**Instruction**
Each of the entries should be retyped precisely as it appears.
+++ Supplied material +++
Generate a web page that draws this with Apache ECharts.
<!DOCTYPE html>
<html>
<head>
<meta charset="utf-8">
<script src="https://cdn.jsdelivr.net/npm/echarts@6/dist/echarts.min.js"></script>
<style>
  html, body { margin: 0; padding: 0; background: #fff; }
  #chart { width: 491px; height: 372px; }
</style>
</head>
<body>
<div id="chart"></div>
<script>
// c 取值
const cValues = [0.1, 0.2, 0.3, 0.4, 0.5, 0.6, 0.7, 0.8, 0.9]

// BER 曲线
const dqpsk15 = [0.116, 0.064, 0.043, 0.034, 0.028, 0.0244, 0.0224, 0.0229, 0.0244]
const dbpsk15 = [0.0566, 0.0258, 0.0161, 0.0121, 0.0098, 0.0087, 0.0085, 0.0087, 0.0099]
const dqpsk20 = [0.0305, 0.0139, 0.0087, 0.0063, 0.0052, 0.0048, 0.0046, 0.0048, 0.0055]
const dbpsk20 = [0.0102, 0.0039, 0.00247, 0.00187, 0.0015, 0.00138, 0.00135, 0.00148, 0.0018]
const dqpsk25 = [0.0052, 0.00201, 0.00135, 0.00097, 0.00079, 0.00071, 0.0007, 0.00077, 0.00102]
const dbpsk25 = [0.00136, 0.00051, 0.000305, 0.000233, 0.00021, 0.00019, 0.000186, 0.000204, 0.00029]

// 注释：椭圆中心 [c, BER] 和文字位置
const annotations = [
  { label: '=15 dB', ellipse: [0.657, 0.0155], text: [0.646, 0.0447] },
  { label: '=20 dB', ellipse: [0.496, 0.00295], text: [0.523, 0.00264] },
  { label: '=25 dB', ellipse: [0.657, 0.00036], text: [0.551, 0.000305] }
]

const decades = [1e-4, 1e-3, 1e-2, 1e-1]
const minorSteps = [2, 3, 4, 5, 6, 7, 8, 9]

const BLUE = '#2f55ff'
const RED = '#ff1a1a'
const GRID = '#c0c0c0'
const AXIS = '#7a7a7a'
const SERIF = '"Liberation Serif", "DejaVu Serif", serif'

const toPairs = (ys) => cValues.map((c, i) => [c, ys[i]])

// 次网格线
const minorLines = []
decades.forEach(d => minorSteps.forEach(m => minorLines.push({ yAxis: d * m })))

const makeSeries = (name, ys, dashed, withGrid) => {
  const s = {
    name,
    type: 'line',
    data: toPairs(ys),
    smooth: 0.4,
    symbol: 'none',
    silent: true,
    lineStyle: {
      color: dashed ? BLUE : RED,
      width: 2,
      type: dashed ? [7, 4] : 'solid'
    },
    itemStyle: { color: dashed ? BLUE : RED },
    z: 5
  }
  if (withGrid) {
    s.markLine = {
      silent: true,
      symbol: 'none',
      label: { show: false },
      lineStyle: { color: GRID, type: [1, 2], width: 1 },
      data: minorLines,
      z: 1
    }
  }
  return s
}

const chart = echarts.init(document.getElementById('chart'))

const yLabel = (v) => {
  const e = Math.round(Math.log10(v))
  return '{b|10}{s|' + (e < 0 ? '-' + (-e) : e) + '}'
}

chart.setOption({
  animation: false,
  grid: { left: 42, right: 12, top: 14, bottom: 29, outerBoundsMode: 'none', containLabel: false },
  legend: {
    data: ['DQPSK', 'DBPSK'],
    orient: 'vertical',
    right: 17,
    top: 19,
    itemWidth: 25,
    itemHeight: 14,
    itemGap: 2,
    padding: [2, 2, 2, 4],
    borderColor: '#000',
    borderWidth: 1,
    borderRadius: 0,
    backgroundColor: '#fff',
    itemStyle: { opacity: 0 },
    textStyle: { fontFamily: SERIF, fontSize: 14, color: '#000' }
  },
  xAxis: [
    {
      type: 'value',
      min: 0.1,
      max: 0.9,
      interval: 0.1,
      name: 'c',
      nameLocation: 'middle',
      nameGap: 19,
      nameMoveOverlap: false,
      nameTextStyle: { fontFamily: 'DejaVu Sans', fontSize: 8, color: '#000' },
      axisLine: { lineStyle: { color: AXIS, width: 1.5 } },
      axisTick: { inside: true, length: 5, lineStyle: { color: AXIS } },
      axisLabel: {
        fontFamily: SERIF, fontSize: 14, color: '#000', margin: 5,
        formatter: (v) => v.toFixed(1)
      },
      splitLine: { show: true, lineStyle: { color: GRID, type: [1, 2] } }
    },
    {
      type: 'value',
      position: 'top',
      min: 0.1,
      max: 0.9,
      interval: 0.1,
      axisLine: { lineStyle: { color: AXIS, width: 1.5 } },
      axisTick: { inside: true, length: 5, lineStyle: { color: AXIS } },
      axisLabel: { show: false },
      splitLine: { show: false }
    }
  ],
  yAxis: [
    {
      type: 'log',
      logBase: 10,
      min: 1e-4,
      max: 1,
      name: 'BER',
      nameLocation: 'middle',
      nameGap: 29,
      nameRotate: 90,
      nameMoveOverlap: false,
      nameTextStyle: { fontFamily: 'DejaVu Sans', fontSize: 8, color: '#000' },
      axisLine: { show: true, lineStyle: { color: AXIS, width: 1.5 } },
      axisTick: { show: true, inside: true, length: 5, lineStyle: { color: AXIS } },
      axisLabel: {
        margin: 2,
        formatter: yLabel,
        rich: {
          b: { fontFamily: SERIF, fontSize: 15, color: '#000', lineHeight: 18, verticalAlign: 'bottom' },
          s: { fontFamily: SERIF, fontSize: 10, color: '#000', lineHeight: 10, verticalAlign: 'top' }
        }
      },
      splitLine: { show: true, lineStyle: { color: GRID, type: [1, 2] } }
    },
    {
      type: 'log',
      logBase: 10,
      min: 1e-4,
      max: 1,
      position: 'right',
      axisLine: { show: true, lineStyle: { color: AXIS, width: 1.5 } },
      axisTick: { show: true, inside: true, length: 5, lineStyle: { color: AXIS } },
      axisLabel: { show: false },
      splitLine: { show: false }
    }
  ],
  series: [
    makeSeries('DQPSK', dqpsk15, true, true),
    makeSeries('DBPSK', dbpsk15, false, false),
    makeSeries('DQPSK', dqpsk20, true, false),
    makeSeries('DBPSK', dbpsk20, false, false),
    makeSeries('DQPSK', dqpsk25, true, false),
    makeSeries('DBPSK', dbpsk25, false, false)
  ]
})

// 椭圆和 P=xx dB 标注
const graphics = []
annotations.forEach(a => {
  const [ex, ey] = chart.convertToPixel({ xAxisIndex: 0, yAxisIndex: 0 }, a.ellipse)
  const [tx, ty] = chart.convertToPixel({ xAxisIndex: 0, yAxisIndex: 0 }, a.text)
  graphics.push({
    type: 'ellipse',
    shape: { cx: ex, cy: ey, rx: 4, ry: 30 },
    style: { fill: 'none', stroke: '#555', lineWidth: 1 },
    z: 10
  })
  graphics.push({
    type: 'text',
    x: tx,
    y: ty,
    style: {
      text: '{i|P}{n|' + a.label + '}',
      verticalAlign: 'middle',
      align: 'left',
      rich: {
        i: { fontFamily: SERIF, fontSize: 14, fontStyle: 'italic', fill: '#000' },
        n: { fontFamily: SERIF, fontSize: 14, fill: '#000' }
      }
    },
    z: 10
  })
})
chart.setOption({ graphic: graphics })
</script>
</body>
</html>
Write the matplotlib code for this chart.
+++
**Solved problem**
Generate a web page that draws this with Apache ECharts.
<!DOCTYPE html>
<html>
<head>
<meta charset="utf-8">
<script src="https://cdn.jsdelivr.net/npm/echarts@6/dist/echarts.min.js"></script>
<style>
  html, body { margin: 0; padding: 0; background: #fff; }
  #chart { width: 491px; height: 372px; }
</style>
</head>
<body>
<div id="chart"></div>
<script>
// c 取值
const cValues = [0.1, 0.2, 0.3, 0.4, 0.5, 0.6, 0.7, 0.8, 0.9]

// BER 曲线
const dqpsk15 = [0.116, 0.064, 0.043, 0.034, 0.028, 0.0244, 0.0224, 0.0229, 0.0244]
const dbpsk15 = [0.0566, 0.0258, 0.0161, 0.0121, 0.0098, 0.0087, 0.0085, 0.0087, 0.0099]
const dqpsk20 = [0.0305, 0.0139, 0.0087, 0.0063, 0.0052, 0.0048, 0.0046, 0.0048, 0.0055]
const dbpsk20 = [0.0102, 0.0039, 0.00247, 0.00187, 0.0015, 0.00138, 0.00135, 0.00148, 0.0018]
const dqpsk25 = [0.0052, 0.00201, 0.00135, 0.00097, 0.00079, 0.00071, 0.0007, 0.00077, 0.00102]
const dbpsk25 = [0.00136, 0.00051, 0.000305, 0.000233, 0.00021, 0.00019, 0.000186, 0.000204, 0.00029]

// 注释：椭圆中心 [c, BER] 和文字位置
const annotations = [
  { label: '=15 dB', ellipse: [0.657, 0.0155], text: [0.646, 0.0447] },
  { label: '=20 dB', ellipse: [0.496, 0.00295], text: [0.523, 0.00264] },
  { label: '=25 dB', ellipse: [0.657, 0.00036], text: [0.551, 0.000305] }
]

const decades = [1e-4, 1e-3, 1e-2, 1e-1]
const minorSteps = [2, 3, 4, 5, 6, 7, 8, 9]

const BLUE = '#2f55ff'
const RED = '#ff1a1a'
const GRID = '#c0c0c0'
const AXIS = '#7a7a7a'
const SERIF = '"Liberation Serif", "DejaVu Serif", serif'

const toPairs = (ys) => cValues.map((c, i) => [c, ys[i]])

// 次网格线
const minorLines = []
decades.forEach(d => minorSteps.forEach(m => minorLines.push({ yAxis: d * m })))

const makeSeries = (name, ys, dashed, withGrid) => {
  const s = {
    name,
    type: 'line',
    data: toPairs(ys),
    smooth: 0.4,
    symbol: 'none',
    silent: true,
    lineStyle: {
      color: dashed ? BLUE : RED,
      width: 2,
      type: dashed ? [7, 4] : 'solid'
    },
    itemStyle: { color: dashed ? BLUE : RED },
    z: 5
  }
  if (withGrid) {
    s.markLine = {
      silent: true,
      symbol: 'none',
      label: { show: false },
      lineStyle: { color: GRID, type: [1, 2], width: 1 },
      data: minorLines,
      z: 1
    }
  }
  return s
}

const chart = echarts.init(document.getElementById('chart'))

const yLabel = (v) => {
  const e = Math.round(Math.log10(v))
  return '{b|10}{s|' + (e < 0 ? '-' + (-e) : e) + '}'
}

chart.setOption({
  animation: false,
  grid: { left: 42, right: 12, top: 14, bottom: 29, outerBoundsMode: 'none', containLabel: false },
  legend: {
    data: ['DQPSK', 'DBPSK'],
    orient: 'vertical',
    right: 17,
    top: 19,
    itemWidth: 25,
    itemHeight: 14,
    itemGap: 2,
    padding: [2, 2, 2, 4],
    borderColor: '#000',
    borderWidth: 1,
    borderRadius: 0,
    backgroundColor: '#fff',
    itemStyle: { opacity: 0 },
    textStyle: { fontFamily: SERIF, fontSize: 14, color: '#000' }
  },
  xAxis: [
    {
      type: 'value',
      min: 0.1,
      max: 0.9,
      interval: 0.1,
      name: 'c',
      nameLocation: 'middle',
      nameGap: 19,
      nameMoveOverlap: false,
      nameTextStyle: { fontFamily: 'DejaVu Sans', fontSize: 8, color: '#000' },
      axisLine: { lineStyle: { color: AXIS, width: 1.5 } },
      axisTick: { inside: true, length: 5, lineStyle: { color: AXIS } },
      axisLabel: {
        fontFamily: SERIF, fontSize: 14, color: '#000', margin: 5,
        formatter: (v) => v.toFixed(1)
      },
      splitLine: { show: true, lineStyle: { color: GRID, type: [1, 2] } }
    },
    {
      type: 'value',
      position: 'top',
      min: 0.1,
      max: 0.9,
      interval: 0.1,
      axisLine: { lineStyle: { color: AXIS, width: 1.5 } },
      axisTick: { inside: true, length: 5, lineStyle: { color: AXIS } },
      axisLabel: { show: false },
      splitLine: { show: false }
    }
  ],
  yAxis: [
    {
      type: 'log',
      logBase: 10,
      min: 1e-4,
      max: 1,
      name: 'BER',
      nameLocation: 'middle',
      nameGap: 29,
      nameRotate: 90,
      nameMoveOverlap: false,
      nameTextStyle: { fontFamily: 'DejaVu Sans', fontSize: 8, color: '#000' },
      axisLine: { show: true, lineStyle: { color: AXIS, width: 1.5 } },
      axisTick: { show: true, inside: true, length: 5, lineStyle: { color: AXIS } },
      axisLabel: {
        margin: 2,
        formatter: yLabel,
        rich: {
          b: { fontFamily: SERIF, fontSize: 15, color: '#000', lineHeight: 18, verticalAlign: 'bottom' },
          s: { fontFamily: SERIF, fontSize: 10, color: '#000', lineHeight: 10, verticalAlign: 'top' }
        }
      },
      splitLine: { show: true, lineStyle: { color: GRID, type: [1, 2] } }
    },
    {
      type: 'log',
      logBase: 10,
      min: 1e-4,
      max: 1,
      position: 'right',
      axisLine: { show: true, lineStyle: { color: AXIS, width: 1.5 } },
      axisTick: { show: true, inside: true, length: 5, lineStyle: { color: AXIS } },
      axisLabel: { show: false },
      splitLine: { show: false }
    }
  ],
  series: [
    makeSeries('DQPSK', dqpsk15, true, true),
    makeSeries('DBPSK', dbpsk15, false, false),
    makeSeries('DQPSK', dqpsk20, true, false),
    makeSeries('DBPSK', dbpsk20, false, false),
    makeSeries('DQPSK', dqpsk25, true, false),
    makeSeries('DBPSK', dbpsk25, false, false)
  ]
})

// 椭圆和 P=xx dB 标注
const graphics = []
annotations.forEach(a => {
  const [ex, ey] = chart.convertToPixel({ xAxisIndex: 0, yAxisIndex: 0 }, a.ellipse)
  const [tx, ty] = chart.convertToPixel({ xAxisIndex: 0, yAxisIndex: 0 }, a.text)
  graphics.push({
    type: 'ellipse',
    shape: { cx: ex, cy: ey, rx: 4, ry: 30 },
    style: { fill: 'none', stroke: '#555', lineWidth: 1 },
    z: 10
  })
  graphics.push({
    type: 'text',
    x: tx,
    y: ty,
    style: {
      text: '{i|P}{n|' + a.label + '}',
      verticalAlign: 'middle',
      align: 'left',
      rich: {
        i: { fontFamily: SERIF, fontSize: 14, fontStyle: 'italic', fill: '#000' },
        n: { fontFamily: SERIF, fontSize: 14, fill: '#000' }
      }
    },
    z: 10
  })
})
chart.setOption({ graphic: graphics })
</script>
</body>
</html>
Write the matplotlib code for this chart.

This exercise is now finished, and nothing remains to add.